REQUIRED WORK: Look through the data for the string "chart". Copy every line where it is found.

=-=-=

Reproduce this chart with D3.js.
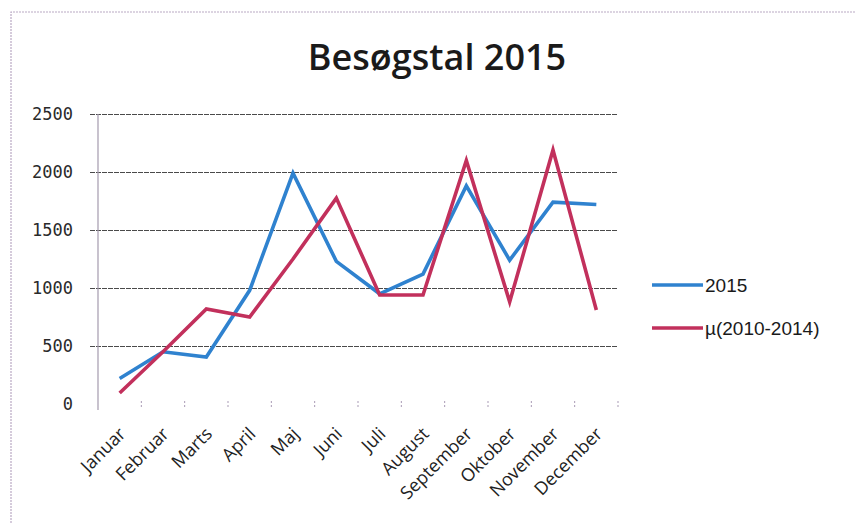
<!DOCTYPE html>
<html>
<head>
<meta charset="utf-8">
<script src="https://cdn.jsdelivr.net/npm/d3@7"></script>
<style>
  body { margin: 0; background: #fff; }
  svg { display: block; }
</style>
</head>
<body>
<div id="chart"></div>
<script>
// data
var months = ['Januar', 'Februar', 'Marts', 'April', 'Maj', 'Juni', 'Juli', 'August', 'September', 'Oktober', 'November', 'December']
var visits2015 = [220, 450, 405, 980, 1990, 1230, 950, 1120, 1880, 1240, 1740, 1720]
var avg2010_2014 = [95, 450, 820, 750, 1250, 1775, 940, 940, 2100, 880, 2190, 810]
var yTicks = [0, 500, 1000, 1500, 2000, 2500]
var seriesNames = ['2015', 'µ(2010-2014)']
var seriesColors = ['#2f82cf', '#c2305c']

var width = 856, height = 523
var margin = { top: 114, right: 238, bottom: 119, left: 98 }

var svg = d3.select('#chart')
  .append('svg')
  .attr('width', width)
  .attr('height', height)

// outer frame (only top and left visible)
svg.append('path')
  .attr('d', `M11,${height} L11,12 L${width},12`)
  .attr('fill', 'none')
  .attr('stroke', '#b9a9c4')
  .attr('stroke-width', 1.2)
  .attr('stroke-dasharray', '2,1')

var xScale = d3.scaleBand()
  .domain(months)
  .range([margin.left, width - margin.right])

var yScale = d3.scaleLinear()
  .domain([0, 2500])
  .range([height - margin.bottom, margin.top])

// grid
var yGrid = d3.axisLeft(yScale)
  .tickValues(yTicks.filter(d => d > 0))
  .tickSize(-(width - margin.right - margin.left) - 8)
  .tickFormat('')

svg.append('g')
  .attr('class', 'grid')
  .attr('transform', `translate(${margin.left - 8},0)`)
  .call(yGrid)
  .call(g => g.select('.domain').remove())
  .selectAll('line')
  .attr('stroke', '#4a4a4a')
  .attr('stroke-width', 1.1)
  .attr('stroke-dasharray', '5,1')

// left axis line
svg.append('line')
  .attr('x1', margin.left).attr('x2', margin.left)
  .attr('y1', yScale(2500)).attr('y2', yScale(0) + 6)
  .attr('stroke', '#a49aae')
  .attr('stroke-width', 1.2)

// y labels
svg.selectAll('text.ylab')
  .data(yTicks)
  .enter()
  .append('text')
  .attr('class', 'ylab')
  .attr('x', 73)
  .attr('y', d => yScale(d))
  .attr('dy', '0.35em')
  .attr('text-anchor', 'end')
  .attr('font-family', 'DejaVu Sans Mono')
  .attr('font-size', '17px')
  .attr('fill', '#2a2a2a')
  .text(d => d)

// category tick marks along the bottom
var tickXs = months.map(m => xScale(m)).concat([xScale(months[months.length - 1]) + xScale.bandwidth()])
svg.selectAll('line.xtick')
  .data(tickXs.slice(1))
  .enter()
  .append('line')
  .attr('class', 'xtick')
  .attr('x1', d => d).attr('x2', d => d)
  .attr('y1', yScale(0) - 3).attr('y2', yScale(0) + 4)
  .attr('stroke', '#a99bb5')
  .attr('stroke-width', 1)
  .attr('stroke-dasharray', '2,2')

// x labels
svg.selectAll('text.xlab')
  .data(months)
  .enter()
  .append('text')
  .attr('class', 'xlab')
  .attr('text-anchor', 'end')
  .attr('transform', d => `translate(${xScale(d) + xScale.bandwidth() / 2 + 7},${yScale(0) + 31}) rotate(-45)`)
  .attr('font-family', 'Open Sans')
  .attr('font-size', '18px')
  .attr('fill', '#222')
  .text(d => d)

// lines
var line = d3.line()
  .x((d, i) => xScale(months[i]) + xScale.bandwidth() / 2)
  .y(d => yScale(d))

svg.append('path')
  .datum(visits2015)
  .attr('d', line)
  .attr('fill', 'none')
  .attr('stroke', seriesColors[0])
  .attr('stroke-width', 3.6)
  .attr('stroke-linejoin', 'miter')

svg.append('path')
  .datum(avg2010_2014)
  .attr('d', line)
  .attr('fill', 'none')
  .attr('stroke', seriesColors[1])
  .attr('stroke-width', 3.6)
  .attr('stroke-linejoin', 'miter')

// title
svg.append('text')
  .attr('x', 437)
  .attr('y', 70)
  .attr('text-anchor', 'middle')
  .attr('font-family', 'Open Sans')
  .attr('font-weight', 600)
  .attr('font-size', '36px')
  .attr('fill', '#1a1a1a')
  .text('Besøgstal 2015')

// legend
var legend = svg.selectAll('g.legend')
  .data(seriesNames)
  .enter()
  .append('g')
  .attr('class', 'legend')
  .attr('transform', (d, i) => `translate(652,${285 + i * 43})`)

legend.append('line')
  .attr('x1', 0).attr('x2', 51)
  .attr('y1', 0).attr('y2', 0)
  .attr('stroke', (d, i) => seriesColors[i])
  .attr('stroke-width', 3.6)

legend.append('text')
  .attr('x', 53)
  .attr('dy', '0.35em')
  .attr('font-family', 'Liberation Sans')
  .attr('font-size', '19px')
  .attr('fill', '#1a1a1a')
  .text(d => d)
</script>
</body>
</html>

=-=-=

TASK ANSWER:
Reproduce this chart with D3.js.
<div id="chart"></div>
var svg = d3.select('#chart')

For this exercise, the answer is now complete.